Oh, no please not. Interestingly we don't use longjmp in default exception handling, but that would be a good alternative to Herb Sutter’s proposal because exceptions are likewise faster, but have likewise an impact on normal running code in case a new landing pad have to be registered.
But interestingly, the occurrence of this is much more seldom than checking the return value after each function.



January 07, 2021
On 2021-01-06 22:27, H. S. Teoh wrote:

> That's the whole point of Sutter's proposal: they are all unified with
> the universal Error struct.  There is only one "backend": normal
> function return values, augmented as a tagged union to distinguish
> between normal return and error return.  We are throwing out nonlocal
> jumps in favor of normal function return mechanisms.  We are throwing
> out libunwind and all the heavy machinery it entails.
This is not what Sutter is proposing. He's proposing to add a new "backend", so you end up with three different types of functions (when it comes to error handling):

* Functions annotated with `throws`. This is the new "backend":

void foo() throws;

* Functions annotated with `noexcept`. This indicates a function will not throw an exception (of the existing style):

void foo() noexcept;

* Functions without annotation. This indicates a function that may or may not throw an exception (of the existing style):

void foo();

From the proposal, paragraph 4.1.7:

"Compatibility: Dynamic exceptions and conditional noexcept still work. You can call a function that throws a dynamic exception from one that throws a static exception (and vice versa); each is translated to the other automatically by default or you can do it explicitly if you prefer."

But perhaps you're proposing something different for D?

-- 
/Jacob Carlborg
January 07, 2021
On 2021-01-07 01:01, sighoya wrote:

> Thanks, reminds on swift error types which are enum cases.
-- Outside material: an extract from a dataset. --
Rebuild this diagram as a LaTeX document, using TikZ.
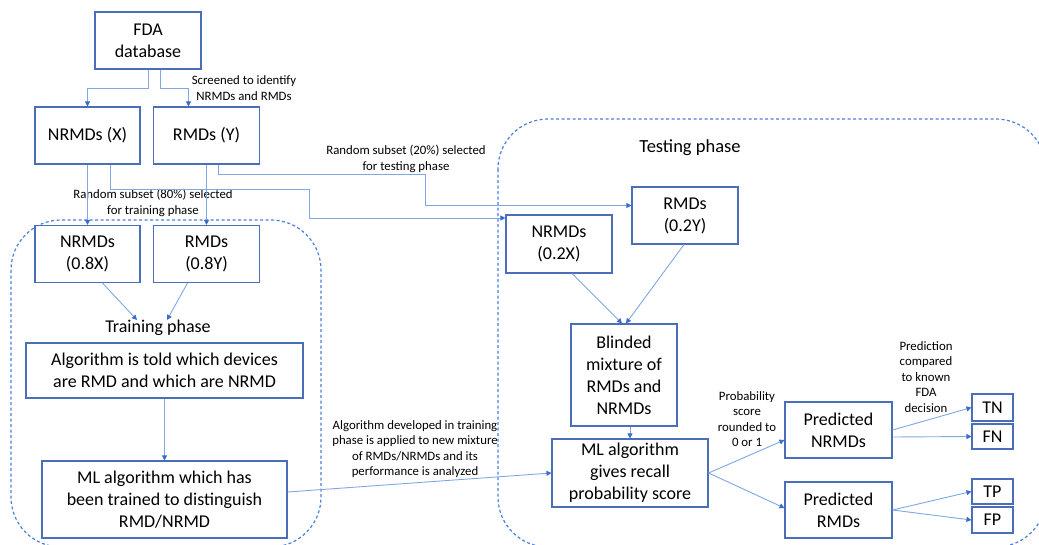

Swift can throw anything that implements the Error protocol. Classes, structs and enums can implement protocols.

> Oh, no please not. Interestingly we don't use longjmp in default exception handling, but that would be a good alternative to Herb Sutter’s proposal

Some platforms implement C++ exception using longjmp, for example, iOS.

> because exceptions are likewise faster, but have likewise an impact on normal running code in case a new landing pad have to be registered.
> But interestingly, the occurrence of this is much more seldom than checking the return value after each function.

It's claimed that exceptions are not zero cost, even when an exception is not thrown. Because the compiler cannot optimize functions that may throw as well as those that cannot throw.

-- 
/Jacob Carlborg
January 07, 2021
On Thursday, 7 January 2021 at 10:36:39 UTC, Jacob Carlborg wrote:

> Swift can throw anything that implements the Error protocol. Classes, structs and enums can implement protocols.
>

True, Swift can throw anything what implements the Error protocol. It seems the error protocol itself doesn't define any constraints how an error has to look like.

I'm contemplating if this is a good idea, maybe, I don't know yet.

> Some platforms implement C++ exception using longjmp, for example, iOS.

Interesting, I've heard some OSes don't support exception tables, therefore an alternate implementation have to be chosen.

> It's claimed that exceptions are not zero cost, even when an exception is not thrown. Because the compiler cannot optimize functions that may throw as well as those that cannot throw.

Did you refer to the case a pure function is inlined into the caller and the machinery of stack pointer decrementation doesn't work anymore?

You may be right about that. However, I think it can be transformed safely in case the source code is still available.

In case of dyn libs, we may, can develop a machinery to gather exception table information at compile time and to manipulate them in order to inline them safely, but I don't know about the case in D though.